Tuesday, December 29, 2009

Winners of Second July 22nd Miss Pegeant

Six people have emerged winners of the 2nd edition of the Miss July 22nd Scholarship Pageantry. They are: Isa Jarra, student of the Management Development Institute (MDI) came out first from the tertiary institution category, followed by Neneh S. Borry from and Ya Awa Njie, both from The Gambia College.
At the senior schools category, Rohey Njie of Gambia Senior Secondary School emerged first, followed by Fatou Khan from SOS Senior and Fatou A. Drammeh also from Gambia High School.
Speaking at the event which was held last Thursday at the Tripoli Hall, Jerma Beach Hotel, The Gambia’s minister for Basic and Secondary Education, Honourable Fatou Lamin Faye said the Miss July 22nd Scholarship Pageantry is a platform for improving academic excellence, communication skills and general knowledge among Gambian girls, and not otherwise.
According to the minister who was speaking while giving her opening remarks, the event was initiated and supported by the president, His Excellency Sheikh Professor Alhagie Yahya AJJ Jammeh in order to give opportunities to a wide range of Gambian girls to access scholarship. She said the event was initiated a year ago when participants were drawn from all the regions of the country.
“We always seek to clarify. This pageant is not meant to encourage lewdness, desecrate the sacredness of the feminine body, nor is it intended to expose our very vulnerable and precious female students to any type of social danger,” she asserted.
While she noted that pageantry is associated with beauty, as other pageants tend to connote, she emphasized that to appreciate this event, beauty needs to be conceived of in broader terms.
According to her, beauty does not pertain to only facial looks or body movements, shape and size. However, it transcends such superficial characteristics, and goes further to embody what could be referred to as a person’s character, personality or persona in addition to all the other attributes that make decent and normal persons acceptable and integrated into the society.
She established that the scholarship pageant thus seeks to dig deep down into the personalities and potentials of the youth within the educational system in order to showcase them, and ultimately smoothen their development and maturation process.
“It is the development of the inner strength and the inner worth, complemented by the outward representation of their inner self that culminates into strengthening our human resource base, thereby making us productive and useful to our various family units, communities and society at large,” she said.
Speaking further, Hon. Faye posited that this means that the pageant has to do with reinforcing those aspects of the learners that only blossom when detected early enough and nurtured to maturity before they are dissipated.
“However, the art of being articulate, creative and self-assertive in a manner that is bereft of arrogance and disrespect are salient characteristics that need to be implanted, sustained and cemented in the Gambian youth,” she said, adding that in some instances, cultural practices and certain modes of socializing children into adult roles inhibit their potential to the point that many children under-perform in their early years, and this, she said, manifests itself in adult life in various forms of mediocrity.

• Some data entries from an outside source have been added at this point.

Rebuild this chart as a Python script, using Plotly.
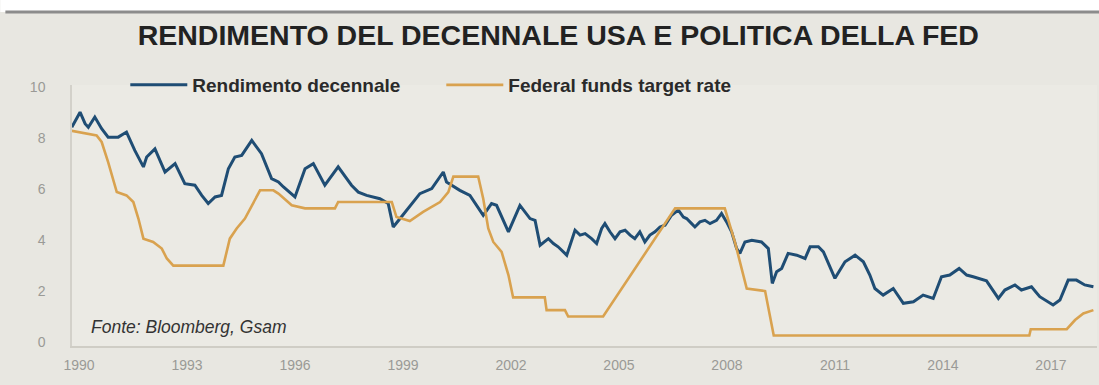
import plotly.graph_objects as go

# ---- data (decimal years, percent) ----
yield_years = [1989.80, 1990.03, 1990.17, 1990.26, 1990.44, 1990.63, 1990.81, 1991.09, 1991.32, 1991.55,
               1991.79, 1991.88, 1992.11, 1992.39, 1992.67, 1992.94, 1993.22, 1993.41, 1993.59, 1993.78,
               1993.96, 1994.15, 1994.33, 1994.52, 1994.80, 1995.07, 1995.35, 1995.54, 1995.68, 1996.00,
               1996.28, 1996.51, 1996.83, 1997.20, 1997.57, 1997.76, 1997.99, 1998.36, 1998.59, 1998.73,
               1998.92, 1999.10, 1999.47, 1999.80, 2000.12, 2000.21, 2000.58, 2000.86, 2001.23, 2001.46,
               2001.60, 2001.93, 2002.25, 2002.53, 2002.67, 2002.81, 2003.04, 2003.18, 2003.31, 2003.55,
               2003.69, 2003.78, 2003.92, 2004.06, 2004.24, 2004.38, 2004.52, 2004.61, 2004.75, 2004.89,
               2005.03, 2005.17, 2005.31, 2005.44, 2005.58, 2005.72, 2005.86, 2006.00, 2006.14, 2006.28,
               2006.46, 2006.65, 2006.79, 2006.88, 2007.02, 2007.11, 2007.25, 2007.39, 2007.53, 2007.71,
               2007.85, 2007.99, 2008.13, 2008.27, 2008.36, 2008.50, 2008.69, 2008.96, 2009.15, 2009.26,
               2009.38, 2009.52, 2009.70, 2009.94, 2010.17, 2010.31, 2010.54, 2010.68, 2011.00, 2011.28,
               2011.56, 2011.79, 2011.97, 2012.11, 2012.34, 2012.62, 2012.90, 2013.18, 2013.45, 2013.73,
               2013.96, 2014.19, 2014.45, 2014.66, 2014.84, 2015.21, 2015.54, 2015.72, 2016.00, 2016.18,
               2016.46, 2016.69, 2017.06, 2017.25, 2017.48, 2017.71, 2017.94, 2018.18]
yield_values = [8.44, 9.03, 8.58, 8.44, 8.84, 8.38, 8.05, 8.05, 8.25, 7.53,
                6.88, 7.27, 7.59, 6.68, 7.01, 6.22, 6.16, 5.76, 5.44, 5.70,
                5.76, 6.81, 7.27, 7.33, 7.92, 7.40, 6.42, 6.29, 6.09, 5.70,
                6.81, 7.01, 6.16, 6.88, 6.16, 5.89, 5.76, 5.63, 5.44, 4.52,
                4.85, 5.18, 5.83, 6.03, 6.68, 6.29, 5.96, 5.76, 4.98, 5.44,
                5.37, 4.33, 5.37, 4.85, 4.78, 3.80, 4.06, 3.87, 3.74, 3.41,
                4.06, 4.39, 4.20, 4.26, 4.06, 3.87, 4.46, 4.65, 4.33, 4.06,
                4.33, 4.39, 4.20, 4.06, 4.33, 3.93, 4.20, 4.33, 4.52, 4.59,
                4.98, 5.18, 4.91, 4.85, 4.65, 4.52, 4.72, 4.78, 4.65, 4.78,
                5.05, 4.72, 4.33, 3.67, 3.48, 3.93, 4.00, 3.93, 3.67, 2.30,
                2.76, 2.89, 3.48, 3.41, 3.28, 3.74, 3.74, 3.54, 2.50, 3.15,
                3.41, 3.15, 2.63, 2.10, 1.84, 2.10, 1.52, 1.58, 1.84, 1.71,
                2.56, 2.63, 2.89, 2.63, 2.56, 2.40, 1.71, 2.04, 2.24, 2.04,
                2.17, 1.78, 1.45, 1.65, 2.43, 2.43, 2.24, 2.17]

fed_years = [1989.80, 1990.49, 1990.63, 1990.81, 1991.05, 1991.32, 1991.51, 1991.65, 1991.79, 1992.06,
             1992.30, 1992.44, 1992.62, 1994.01, 1994.19, 1994.38, 1994.61, 1994.80, 1995.03, 1995.40,
             1995.54, 1995.91, 1996.28, 1997.11, 1997.20, 1998.69, 1998.82, 1999.19, 1999.56, 2000.03,
             2000.26, 2000.40, 2001.09, 2001.23, 2001.37, 2001.51, 2001.74, 2001.93, 2002.06, 2002.94,
             2002.99, 2003.50, 2003.59, 2004.56, 2006.56, 2007.94, 2008.22, 2008.55, 2009.06, 2009.30,
             2016.40, 2016.44, 2017.44, 2017.67, 2017.90, 2018.18]
fed_values = [8.30, 8.12, 7.86, 7.07, 5.89, 5.76, 5.50, 4.85, 4.06, 3.93,
              3.67, 3.28, 3.00, 3.00, 4.06, 4.46, 4.85, 5.37, 5.96, 5.96,
              5.83, 5.37, 5.25, 5.25, 5.50, 5.50, 4.91, 4.75, 5.11, 5.50,
              5.89, 6.50, 6.50, 5.63, 4.46, 3.93, 3.54, 2.63, 1.75, 1.75,
              1.25, 1.25, 1.00, 1.00, 5.25, 5.25, 3.93, 2.10, 2.00, 0.25,
              0.25, 0.50, 0.50, 0.86, 1.12, 1.25]

x_ticks = [1990, 1993, 1996, 1999, 2002, 2005, 2008, 2011, 2014, 2017]
y_ticks = [0, 2, 4, 6, 8, 10]

title_text = "RENDIMENTO DEL DECENNALE USA E POLITICA DELLA FED"
source_text = "Fonte: Bloomberg, Gsam"
name_yield = "Rendimento decennale"
name_fed = "Federal funds target rate"

BLUE = "#1f4d74"
ORANGE = "#d9a24f"
PAPER = "#e8e7e1"
PLOT = "#ebeae4"
SANS = "Liberation Sans, Arial, Helvetica, sans-serif"

fig = go.Figure()
fig.add_trace(go.Scatter(x=yield_years, y=yield_values, mode="lines", name=name_yield,
                         line=dict(color=BLUE, width=3)))
fig.add_trace(go.Scatter(x=fed_years, y=fed_values, mode="lines", name=name_fed,
                         line=dict(color=ORANGE, width=2.6)))

fig.update_layout(
    width=1099, height=385,
    margin=dict(l=72, r=2, t=85, b=39),
    paper_bgcolor=PAPER, plot_bgcolor=PLOT,
    title=dict(text=f"<b>{title_text}</b>", x=0.508, xanchor="center", y=0.91, yanchor="middle",
               font=dict(family=SANS, size=28.5, color="#222222")),
    showlegend=True,
    legend=dict(orientation="h", x=0.052, xanchor="left", y=1.0, yanchor="middle",
                bgcolor="rgba(0,0,0,0)", itemwidth=57, entrywidth=244, entrywidthmode="pixels",
                font=dict(family=SANS, size=19, color="#2a2a2a", weight="bold"),
                itemclick=False, itemdoubleclick=False),
    xaxis=dict(range=[1989.806, 2018.28], tickvals=x_ticks, ticktext=[str(t) for t in x_ticks],
               showgrid=False, zeroline=False, showline=True, linecolor="#cfcdc5", linewidth=1.5,
               ticks="", ticklabelstandoff=5,
               tickfont=dict(family=SANS, size=14, color="#9a9a96")),
    yaxis=dict(range=[-0.16, 10.1], tickvals=y_ticks, showgrid=False, zeroline=False,
               showline=True, linecolor="#d3d1ca", linewidth=1.5, ticks="", ticklabelstandoff=22,
               tickfont=dict(family=SANS, size=14, color="#9a9a96")),
    shapes=[
        dict(type="rect", xref="paper", yref="paper", x0=-0.07, x1=1.01, y0=1.28, y1=1.335,
             fillcolor="#ffffff", line=dict(width=0), layer="below"),
        dict(type="line", xref="paper", yref="paper", x0=-0.065, x1=1.01, y0=1.28, y1=1.28,
             line=dict(color="#8c8c8c", width=3)),
    ],
    annotations=[
        dict(text=f"<i>{source_text}</i>", xref="paper", yref="paper", x=0.0165, y=0.072,
             xanchor="left", yanchor="middle", showarrow=False,
             font=dict(family=SANS, size=17.5, color="#333333")),
    ],
)

fig.write_html("out.html")
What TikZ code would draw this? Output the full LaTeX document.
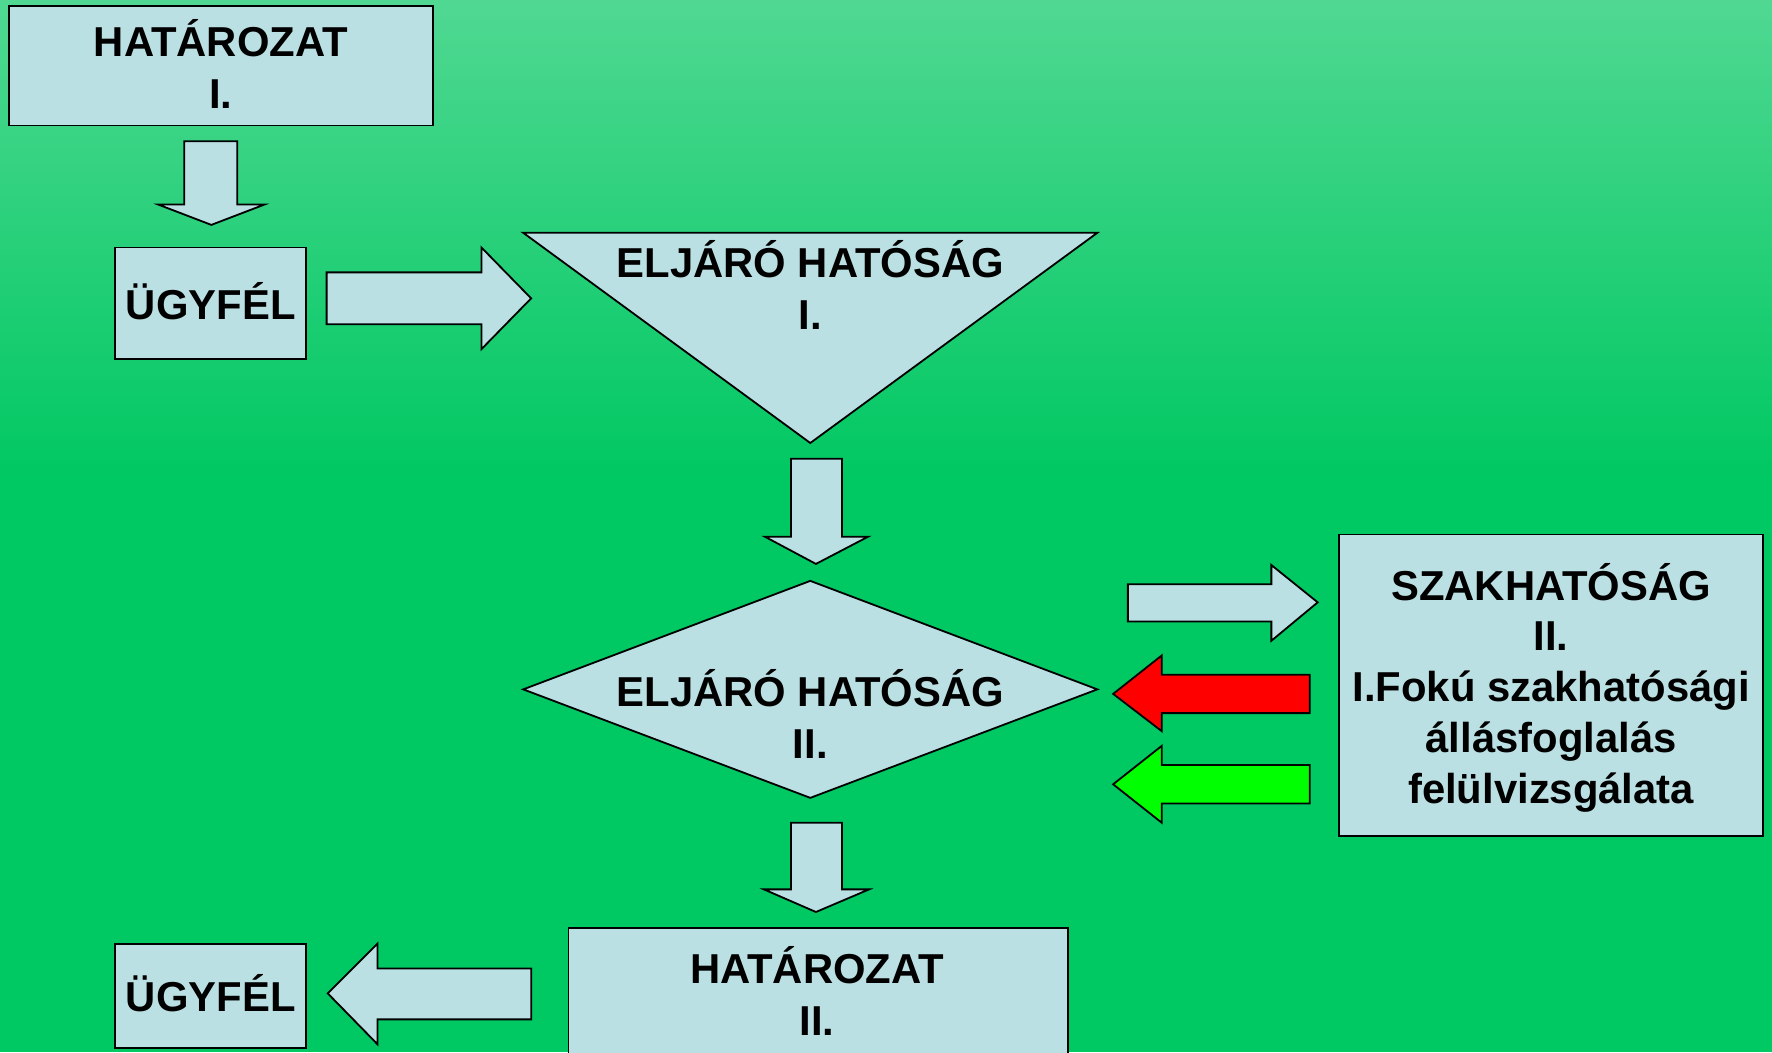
\documentclass[tikz,border=0pt]{standalone}
\usepackage{fontspec}
\setmainfont{Liberation Sans}
\definecolor{bgtop}{RGB}{80,216,146}
\definecolor{bgbot}{RGB}{0,200,98}
\definecolor{boxfill}{RGB}{187,224,227}
\definecolor{redarrow}{RGB}{255,0,0}
\definecolor{greenarrow}{RGB}{0,255,0}
\tikzset{
  shapebox/.style={draw=black, line width=0.8pt, fill=boxfill},
  boxnode/.style={shapebox, inner sep=0pt},
  label text/.style={inner sep=0pt, align=center, font=\bfseries\fontsize{18.5pt}{23pt}\selectfont},
  blockarrow/.style={draw=black, line width=0.8pt, line join=miter, fill=boxfill},
}
\begin{document}
\begin{tikzpicture}[x=0.5pt, y=-0.5pt]
  \useasboundingbox (0,0) rectangle (1568,931);
  % background
  \shade[top color=bgtop, bottom color=bgbot] (0,0) rectangle (1568,424);
  \fill[bgbot] (0,423) rectangle (1568,931);

  % boxes
  \node[boxnode, minimum width=187.5pt, minimum height=53pt] (hat1) at (195.5,58) {};
  \node[label text] (hat1t) at (195.5,56.5) {HATÁROZAT\\I.};
  \node[boxnode, minimum width=84.5pt, minimum height=49.5pt] (ugy1) at (186.5,268.5) {};
  \node[label text] (ugy1t) at (186.5,266.5) {ÜGYFÉL};
  \node[boxnode, minimum width=84.5pt, minimum height=46pt] (ugy2) at (186.5,881) {};
  \node[label text] (ugy2t) at (186.5,879) {ÜGYFÉL};
  \node[boxnode, minimum width=187.5pt, minimum height=133.5pt] (szak) at (1372.5,606.5) {};
  \node[label text, font=\bfseries\fontsize{18.5pt}{22.5pt}\selectfont] (szakt) at (1372.5,608.5)
        {SZAKHATÓSÁG\\II.\\I.Fokú szakhatósági\\állásfoglalás\\felülvizsgálata};

  % triangle (eljáró hatóság I.)
  \draw[shapebox, line join=miter] (463,206) -- (971,206) -- (717,392) -- cycle;
  \node[label text] (elj1) at (717,252) {ELJÁRÓ HATÓSÁG\\I.};

  % diamond (eljáró hatóság II.)
  \draw[shapebox, line join=miter] (463,610) -- (717,514) -- (971,610) -- (717,706) -- cycle;
  \node[label text] (elj2) at (717,631.5) {ELJÁRÓ HATÓSÁG\\II.};

  % határozat II (runs off the bottom)
  \draw[shapebox] (503,821) rectangle (945,945);
  \node[label text] (hat2) at (723,876.5) {HATÁROZAT\\II.};

  % block arrows
  \draw[blockarrow] (163,125) -- (210,125) -- (210,181) -- (234,181) -- (187,199) -- (140,181) -- (163,181) -- cycle;
  \draw[blockarrow] (289,241) -- (426,241) -- (426,219) -- (470,264) -- (426,309) -- (426,287) -- (289,287) -- cycle;
  \draw[blockarrow] (700,406) -- (745,406) -- (745,475) -- (768,475) -- (722,499) -- (677,475) -- (700,475) -- cycle;
  \draw[blockarrow] (998,517) -- (1125,517) -- (1125,500) -- (1166,533) -- (1125,567) -- (1125,550) -- (998,550) -- cycle;
  \draw[blockarrow, fill=redarrow] (1159,597) -- (1028,597) -- (1028,580) -- (985,614) -- (1028,647) -- (1028,631) -- (1159,631) -- cycle;
  \draw[blockarrow, fill=greenarrow] (1159,677) -- (1028,677) -- (1028,660) -- (985,694) -- (1028,728) -- (1028,711) -- (1159,711) -- cycle;
  \draw[blockarrow] (700,728) -- (745,728) -- (745,787) -- (769,787) -- (722,807) -- (676,787) -- (700,787) -- cycle;
  \draw[blockarrow] (470,857) -- (334,857) -- (334,835) -- (290,879) -- (334,924) -- (334,902) -- (470,902) -- cycle;
\end{tikzpicture}
\end{document}
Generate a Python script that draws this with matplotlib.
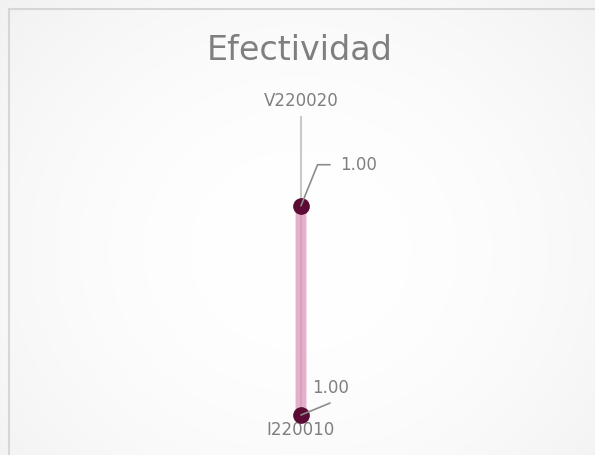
import numpy as np
import matplotlib
matplotlib.use("Agg")
import matplotlib.pyplot as plt
from matplotlib.lines import Line2D

# ---- data ----
title = "Efectividad"
categories = ["V220020", "I220010"]
values = [0.997, 1.000]          # both display as 1.00
r_min, r_max = 0.995, 1.000       # radial axis range
value_labels = [f"{v:.2f}" for v in values]

W, H = 595, 455
fig = plt.figure(figsize=(W / 100, H / 100), dpi=100)

# background radial gradient
bg = fig.add_axes([0, 0, 1, 1], zorder=0)
yy, xx = np.mgrid[0:H, 0:W]
d = np.sqrt(((xx - 300) / 330.0) ** 2 + ((yy - 250) / 300.0) ** 2)
g = 1.0 - 0.035 * np.clip(d, 0, 1.3) ** 2
bg.imshow(np.dstack([g, g, g]), extent=[0, W, H, 0], aspect="auto")
bg.set_xlim(0, W)
bg.set_ylim(H, 0)
bg.axis("off")
# chart border (top and left visible)
bg.add_line(Line2D([8.5, W], [8.5, 8.5], color="#d6d6d6", lw=1.5))
bg.add_line(Line2D([8.5, 8.5], [8.5, H], color="#d6d6d6", lw=1.5))

fig.text(300 / W, 1 - 50 / H, title, ha="center", va="center",
         fontsize=24, color="#7f7f7f", family="DejaVu Sans")

# radar axes: center (301, 265.5), radius 149.5 px
cx, cy, R = 301, 265.5, 149.5
ax = fig.add_axes([(cx - R) / W, (H - cy - R) / H, 2 * R / W, 2 * R / H],
                  projection="polar", zorder=2)
ax.patch.set_alpha(0)
ax.set_theta_zero_location("N")
ax.set_theta_direction(-1)
angles = np.linspace(0, 2 * np.pi, len(categories), endpoint=False)
ax.set_ylim(r_min, r_max)
ax.set_rorigin(r_min)
ax.set_xticks(angles)
ax.set_xticklabels(categories, fontsize=12, color="#7f7f7f")
ax.tick_params(axis="x", pad=0)
ax.set_yticks([])
ax.spines["polar"].set_visible(False)
ax.xaxis.grid(True, color="#c8c8c8", lw=1.5)
ax.yaxis.grid(False)
ax.set_axisbelow(True)

th = np.append(angles, angles[0])
rv = np.append(values, values[0])
ax.plot(th, rv, color="#dc96b9", alpha=0.75, lw=7.5, solid_capstyle="butt",
        zorder=3, clip_on=False)
ax.plot(angles, values, "o", color="#5b0b34", ms=11, zorder=4, clip_on=False)

# data labels with leader lines (offsets in points)
text_off = [(28, 29.5), (21.6, 19.4)]
text_ha = ["left", "center"]
lead_off = [(20.9, 29.5), (20.9, 8.6)]
conns = ["angle,angleA=180,angleB=68,rad=0", "arc3,rad=0"]
for a, v, lab, to, ha, lo, cs in zip(angles, values, value_labels, text_off,
                                     text_ha, lead_off, conns):
    ax.annotate("", xy=(a, v), xytext=lo, textcoords="offset points",
                annotation_clip=False, zorder=5,
                arrowprops=dict(arrowstyle="-", color="#8c8c8c", lw=1.2,
                                shrinkA=0, shrinkB=0, connectionstyle=cs))
    ax.annotate(lab, xy=(a, v), xytext=to, textcoords="offset points",
                ha=ha, va="center", fontsize=12, color="#7f7f7f", zorder=5,
                annotation_clip=False)

fig.savefig("out.png", dpi=100)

She also pointed out that Gambian youths need to be assisted to be confident and be able to handle situations adeptly whilst counterbalancing this with respect, responsibility and honour which should be ensured to prevail.
At this point, she commended president Jammeh, the founder and chief patron of the pageant for the innovative thought of organizing this laudable competition which in real terms seeks to complement government efforts within the education sector.
According to the Education minister, the pageant is intended to lead to the sponsorship of young talented Gambian students in order to guarantee them quality education and to ensure that they realize their full potentials.
While she said that the president had initially promised to sponsor nine of the best contestants from three categories of Upper Basic and Senior Secondary Schools as well as the tertiary institutions that completed at the first edition, she noted that he eventually sponsored all the 100 participants, noting that one of them has just completed her studies in the United Kingdom with exceptionally good grades in Electrical and Electronic engineering and is back in the country waiting return to pursue a BSC Honours degree in Aeronautic Technology in September 2010.